WHAT YOU ARE ASKED TO DO: Set down all of the data that follows word for word, without the images.

DATA SEGMENT:

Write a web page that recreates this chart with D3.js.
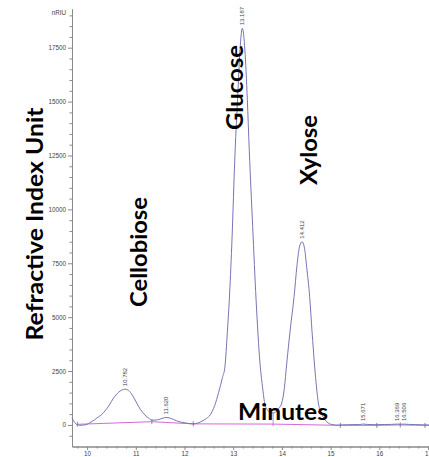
<!DOCTYPE html>
<html>
<head>
    <title>HPLC Chromatogram</title>
    <script src="https://d3js.org/d3.v7.min.js"></script>
    <style>
        body { margin: 0; background: #fff; }
        .axis text { font-family: "Liberation Sans", Arial, sans-serif; font-size: 6.3px; fill: #444; }
        .axis path, .axis line { stroke: #8a8a8a; }
        .big { font-family: Lato, "Open Sans", sans-serif; font-weight: bold; font-size: 23px; fill: #000; }
        .rt { font-family: "Liberation Sans", Arial, sans-serif; font-size: 6px; fill: #444; }
    </style>
</head>
<body>
    <div id="chart"></div>

    <script>
        // retention time (min) and detector signal (nRIU)
        var times = [9.69, 9.72, 9.76, 9.80, 9.85, 9.90, 9.95, 10.00, 10.06, 10.15, 10.20, 10.335, 10.45, 10.54, 10.65, 10.72, 10.78, 10.85, 10.93, 11.02,
                     11.10, 11.19, 11.27, 11.33, 11.42, 11.50, 11.56, 11.62, 11.70, 11.77, 11.84, 11.95, 12.05, 12.18, 12.28, 12.36, 12.45, 12.53, 12.62, 12.70,
                     12.78, 12.83, 12.88, 12.92, 12.97, 13.04, 13.09, 13.14, 13.187, 13.24, 13.29, 13.33, 13.40, 13.47, 13.55, 13.60, 13.655, 13.72, 13.78, 13.82,
                     13.87, 13.93, 13.998, 14.05, 14.10, 14.17, 14.25, 14.31, 14.36, 14.412, 14.46, 14.51, 14.57, 14.62, 14.667, 14.70, 14.749, 14.80, 14.86, 14.92,
                     14.98, 15.05, 15.15, 15.20, 15.35, 15.50, 15.60, 15.671, 15.75, 15.85, 15.95, 16.10, 16.25, 16.369, 16.43, 16.506, 16.60, 16.75, 16.94, 17.05];
        var signal = [330, 200, 70, 10, -15, -10, 0, 30, 110, 230, 320, 560, 900, 1240, 1520, 1630, 1660, 1600, 1380, 1010,
                      700, 460, 300, 220, 230, 270, 320, 345, 320, 260, 190, 120, 80, 50, 90, 180, 300, 470, 900, 1500,
                      2200, 2700, 4300, 5800, 8300, 12750, 15100, 17400, 18400, 17400, 15100, 12750, 9200, 5800, 2870, 1800, 930, 650, 560, 555,
                      600, 750, 1020, 1700, 2870, 4400, 5950, 7400, 8250, 8500, 8250, 7300, 5950, 4300, 2870, 2000, 1020, 600, 320, 150,
                      50, 10, -10, 0, 10, 15, 20, 40, 25, 15, 10, 20, 25, 40, 30, 40, 25, 15, 0, 0];

        // integration baseline (pink)
        var baseTimes = [9.80, 11.33, 12.18, 13.82, 15.20, 15.95, 16.43, 16.94, 17.05];
        var baseValues = [30, 150, 50, 40, -20, -20, 0, -20, -20];

        // integration start/stop markers
        var markTimes = [9.80, 11.33, 12.18, 15.20, 15.95, 16.43, 16.94];
        var dropTime = 13.82;

        // peak retention time labels
        var peakLabels = ["10.782", "11.620", "13.187", "14.412", "15.671", "16.369", "16.506"];

        var yTicks = [0, 2500, 5000, 7500, 10000, 12500, 15000, 17500];
        var xTicks = [10, 11, 12, 13, 14, 15, 16, 17];

        var width = 429, height = 457;

        var svg = d3.select("#chart").append("svg").attr("width", width).attr("height", height);

        var x = d3.scaleLinear().domain([9.69, 17.05]).range([72, 72 + 7.36 * 48.7]);
        var y = d3.scaleLinear().domain([-1000, 19300]).range([446.5, 8.9]);

        // minor ticks
        var yMinor = d3.range(-500, 19300, 500).filter(function(v) { return v % 2500 !== 0; });
        var xMinor = d3.range(9.8, 17.05, 0.2).filter(function(v) { return Math.abs(v - Math.round(v)) > 0.01; });

        svg.append("g")
           .attr("class", "axis")
           .attr("transform", "translate(72,0)")
           .call(d3.axisLeft(y).tickValues(yMinor).tickSize(2.5).tickFormat("").tickSizeOuter(0));
        svg.append("g")
           .attr("class", "axis")
           .attr("transform", "translate(72,0)")
           .call(d3.axisLeft(y).tickValues(yTicks).tickSize(4).tickPadding(2).tickFormat(d3.format("d")).tickSizeOuter(0));

        svg.append("g")
           .attr("class", "axis")
           .attr("transform", "translate(0,446.5)")
           .call(d3.axisBottom(x).tickValues(xMinor).tickSize(2).tickFormat("").tickSizeOuter(0));
        svg.append("g")
           .attr("class", "axis")
           .attr("transform", "translate(0,446.5)")
           .call(d3.axisBottom(x).tickValues(xTicks).tickSize(3.5).tickPadding(1.5).tickFormat(d3.format("d")).tickSizeOuter(0));

        svg.append("text")
           .attr("class", "axis rt")
           .attr("x", 66)
           .attr("y", y.range()[1] + 4)
           .attr("dy", "0.35em")
           .attr("text-anchor", "end")
           .style("font-size", "6.3px")
           .text("nRIU");

        var pts = times.map(function(t, i) { return [t, signal[i]]; });
        var basePts = baseTimes.map(function(t, i) { return [t, baseValues[i]]; });

        var line = d3.line()
            .x(function(d) { return x(d[0]); })
            .y(function(d) { return y(d[1]); });

        svg.append("path")
           .datum(basePts)
           .attr("fill", "none")
           .attr("stroke", "#d66ad6")
           .attr("stroke-width", 1)
           .attr("d", line);

        svg.append("path")
           .datum(pts)
           .attr("fill", "none")
           .attr("stroke", "#7676b4")
           .attr("stroke-width", 1)
           .attr("d", line.curve(d3.curveMonotoneX));

        var baseAt = d3.scaleLinear().domain(baseTimes).range(baseValues);
        var sigAt = d3.scaleLinear().domain(times).range(signal);

        svg.selectAll(".mark")
           .data(markTimes)
           .enter().append("line")
           .attr("class", "mark")
           .attr("x1", function(d) { return x(d); })
           .attr("x2", function(d) { return x(d); })
           .attr("y1", function(d) { return y(baseAt(d)) - 2.5; })
           .attr("y2", function(d) { return y(baseAt(d)) + 2.5; })
           .attr("stroke", "#6e6496")
           .attr("stroke-width", 0.8);

        svg.append("line")
           .attr("x1", x(dropTime)).attr("x2", x(dropTime))
           .attr("y1", y(sigAt(dropTime)))
           .attr("y2", y(baseAt(dropTime)) + 2)
           .attr("stroke", "#b86ac8")
           .attr("stroke-width", 0.8);

        // retention time labels above each peak
        svg.selectAll(".rtlab")
           .data(peakLabels)
           .enter().append("text")
           .attr("class", "rt rtlab")
           .attr("transform", function(d) {
               var t = +d;
               return "translate(" + (x(t) + 2) + "," + (y(sigAt(t)) - 3) + ") rotate(-90)";
           })
           .text(function(d) { return d; });

        // big annotations
        function vlabel(txt, bx, cy, len) {
            svg.append("text")
               .attr("class", "big")
               .attr("transform", "translate(" + bx + "," + cy + ") rotate(-90)")
               .attr("text-anchor", "middle")
               .attr("textLength", len)
               .attr("lengthAdjust", "spacingAndGlyphs")
               .text(txt);
        }
        vlabel("Refractive Index Unit", 43, 224, 233);
        vlabel("Cellobiose", 147, 252, 110);
        vlabel("Glucose", 243, 87.5, 85);
        vlabel("Xylose", 317, 150, 70);

        svg.append("text")
           .attr("class", "big")
           .attr("x", 238)
           .attr("y", 420)
           .attr("textLength", 90)
           .attr("lengthAdjust", "spacingAndGlyphs")
           .text("Minutes");
    </script>

</body>
</html>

EXERCISE RESPONSE:
Write a web page that recreates this chart with D3.js.
<!DOCTYPE html>
<html>
<head>
    <title>HPLC Chromatogram</title>
    <script src="https://d3js.org/d3.v7.min.js"></script>
    <style>
        body { margin: 0; background: #fff; }
        .axis text { font-family: "Liberation Sans", Arial, sans-serif; font-size: 6.3px; fill: #444; }
        .axis path, .axis line { stroke: #8a8a8a; }
        .big { font-family: Lato, "Open Sans", sans-serif; font-weight: bold; font-size: 23px; fill: #000; }
        .rt { font-family: "Liberation Sans", Arial, sans-serif; font-size: 6px; fill: #444; }
    </style>
</head>
<body>
    <div id="chart"></div>

    <script>
        // retention time (min) and detector signal (nRIU)
        var times = [9.69, 9.72, 9.76, 9.80, 9.85, 9.90, 9.95, 10.00, 10.06, 10.15, 10.20, 10.335, 10.45, 10.54, 10.65, 10.72, 10.78, 10.85, 10.93, 11.02,
                     11.10, 11.19, 11.27, 11.33, 11.42, 11.50, 11.56, 11.62, 11.70, 11.77, 11.84, 11.95, 12.05, 12.18, 12.28, 12.36, 12.45, 12.53, 12.62, 12.70,
                     12.78, 12.83, 12.88, 12.92, 12.97, 13.04, 13.09, 13.14, 13.187, 13.24, 13.29, 13.33, 13.40, 13.47, 13.55, 13.60, 13.655, 13.72, 13.78, 13.82,
                     13.87, 13.93, 13.998, 14.05, 14.10, 14.17, 14.25, 14.31, 14.36, 14.412, 14.46, 14.51, 14.57, 14.62, 14.667, 14.70, 14.749, 14.80, 14.86, 14.92,
                     14.98, 15.05, 15.15, 15.20, 15.35, 15.50, 15.60, 15.671, 15.75, 15.85, 15.95, 16.10, 16.25, 16.369, 16.43, 16.506, 16.60, 16.75, 16.94, 17.05];
        var signal = [330, 200, 70, 10, -15, -10, 0, 30, 110, 230, 320, 560, 900, 1240, 1520, 1630, 1660, 1600, 1380, 1010,
                      700, 460, 300, 220, 230, 270, 320, 345, 320, 260, 190, 120, 80, 50, 90, 180, 300, 470, 900, 1500,
                      2200, 2700, 4300, 5800, 8300, 12750, 15100, 17400, 18400, 17400, 15100, 12750, 9200, 5800, 2870, 1800, 930, 650, 560, 555,
                      600, 750, 1020, 1700, 2870, 4400, 5950, 7400, 8250, 8500, 8250, 7300, 5950, 4300, 2870, 2000, 1020, 600, 320, 150,
                      50, 10, -10, 0, 10, 15, 20, 40, 25, 15, 10, 20, 25, 40, 30, 40, 25, 15, 0, 0];

        // integration baseline (pink)
        var baseTimes = [9.80, 11.33, 12.18, 13.82, 15.20, 15.95, 16.43, 16.94, 17.05];
        var baseValues = [30, 150, 50, 40, -20, -20, 0, -20, -20];

        // integration start/stop markers
        var markTimes = [9.80, 11.33, 12.18, 15.20, 15.95, 16.43, 16.94];
        var dropTime = 13.82;

        // peak retention time labels
        var peakLabels = ["10.782", "11.620", "13.187", "14.412", "15.671", "16.369", "16.506"];

        var yTicks = [0, 2500, 5000, 7500, 10000, 12500, 15000, 17500];
        var xTicks = [10, 11, 12, 13, 14, 15, 16, 17];

        var width = 429, height = 457;

        var svg = d3.select("#chart").append("svg").attr("width", width).attr("height", height);

        var x = d3.scaleLinear().domain([9.69, 17.05]).range([72, 72 + 7.36 * 48.7]);
        var y = d3.scaleLinear().domain([-1000, 19300]).range([446.5, 8.9]);

        // minor ticks
        var yMinor = d3.range(-500, 19300, 500).filter(function(v) { return v % 2500 !== 0; });
        var xMinor = d3.range(9.8, 17.05, 0.2).filter(function(v) { return Math.abs(v - Math.round(v)) > 0.01; });

        svg.append("g")
           .attr("class", "axis")
           .attr("transform", "translate(72,0)")
           .call(d3.axisLeft(y).tickValues(yMinor).tickSize(2.5).tickFormat("").tickSizeOuter(0));
        svg.append("g")
           .attr("class", "axis")
           .attr("transform", "translate(72,0)")
           .call(d3.axisLeft(y).tickValues(yTicks).tickSize(4).tickPadding(2).tickFormat(d3.format("d")).tickSizeOuter(0));

        svg.append("g")
           .attr("class", "axis")
           .attr("transform", "translate(0,446.5)")
           .call(d3.axisBottom(x).tickValues(xMinor).tickSize(2).tickFormat("").tickSizeOuter(0));
        svg.append("g")
           .attr("class", "axis")
           .attr("transform", "translate(0,446.5)")
           .call(d3.axisBottom(x).tickValues(xTicks).tickSize(3.5).tickPadding(1.5).tickFormat(d3.format("d")).tickSizeOuter(0));

        svg.append("text")
           .attr("class", "axis rt")
           .attr("x", 66)
           .attr("y", y.range()[1] + 4)
           .attr("dy", "0.35em")
           .attr("text-anchor", "end")
           .style("font-size", "6.3px")
           .text("nRIU");

        var pts = times.map(function(t, i) { return [t, signal[i]]; });
        var basePts = baseTimes.map(function(t, i) { return [t, baseValues[i]]; });

        var line = d3.line()
            .x(function(d) { return x(d[0]); })
            .y(function(d) { return y(d[1]); });

        svg.append("path")
           .datum(basePts)
           .attr("fill", "none")
           .attr("stroke", "#d66ad6")
           .attr("stroke-width", 1)
           .attr("d", line);

        svg.append("path")
           .datum(pts)
           .attr("fill", "none")
           .attr("stroke", "#7676b4")
           .attr("stroke-width", 1)
           .attr("d", line.curve(d3.curveMonotoneX));

        var baseAt = d3.scaleLinear().domain(baseTimes).range(baseValues);
        var sigAt = d3.scaleLinear().domain(times).range(signal);

        svg.selectAll(".mark")
           .data(markTimes)
           .enter().append("line")
           .attr("class", "mark")
           .attr("x1", function(d) { return x(d); })
           .attr("x2", function(d) { return x(d); })
           .attr("y1", function(d) { return y(baseAt(d)) - 2.5; })
           .attr("y2", function(d) { return y(baseAt(d)) + 2.5; })
           .attr("stroke", "#6e6496")
           .attr("stroke-width", 0.8);

        svg.append("line")
           .attr("x1", x(dropTime)).attr("x2", x(dropTime))
           .attr("y1", y(sigAt(dropTime)))
           .attr("y2", y(baseAt(dropTime)) + 2)
           .attr("stroke", "#b86ac8")
           .attr("stroke-width", 0.8);

        // retention time labels above each peak
        svg.selectAll(".rtlab")
           .data(peakLabels)
           .enter().append("text")
           .attr("class", "rt rtlab")
           .attr("transform", function(d) {
               var t = +d;
               return "translate(" + (x(t) + 2) + "," + (y(sigAt(t)) - 3) + ") rotate(-90)";
           })
           .text(function(d) { return d; });

        // big annotations
        function vlabel(txt, bx, cy, len) {
            svg.append("text")
               .attr("class", "big")
               .attr("transform", "translate(" + bx + "," + cy + ") rotate(-90)")
               .attr("text-anchor", "middle")
               .attr("textLength", len)
               .attr("lengthAdjust", "spacingAndGlyphs")
               .text(txt);
        }
        vlabel("Refractive Index Unit", 43, 224, 233);
        vlabel("Cellobiose", 147, 252, 110);
        vlabel("Glucose", 243, 87.5, 85);
        vlabel("Xylose", 317, 150, 70);

        svg.append("text")
           .attr("class", "big")
           .attr("x", 238)
           .attr("y", 420)
           .attr("textLength", 90)
           .attr("lengthAdjust", "spacingAndGlyphs")
           .text("Minutes");
    </script>

</body>
</html>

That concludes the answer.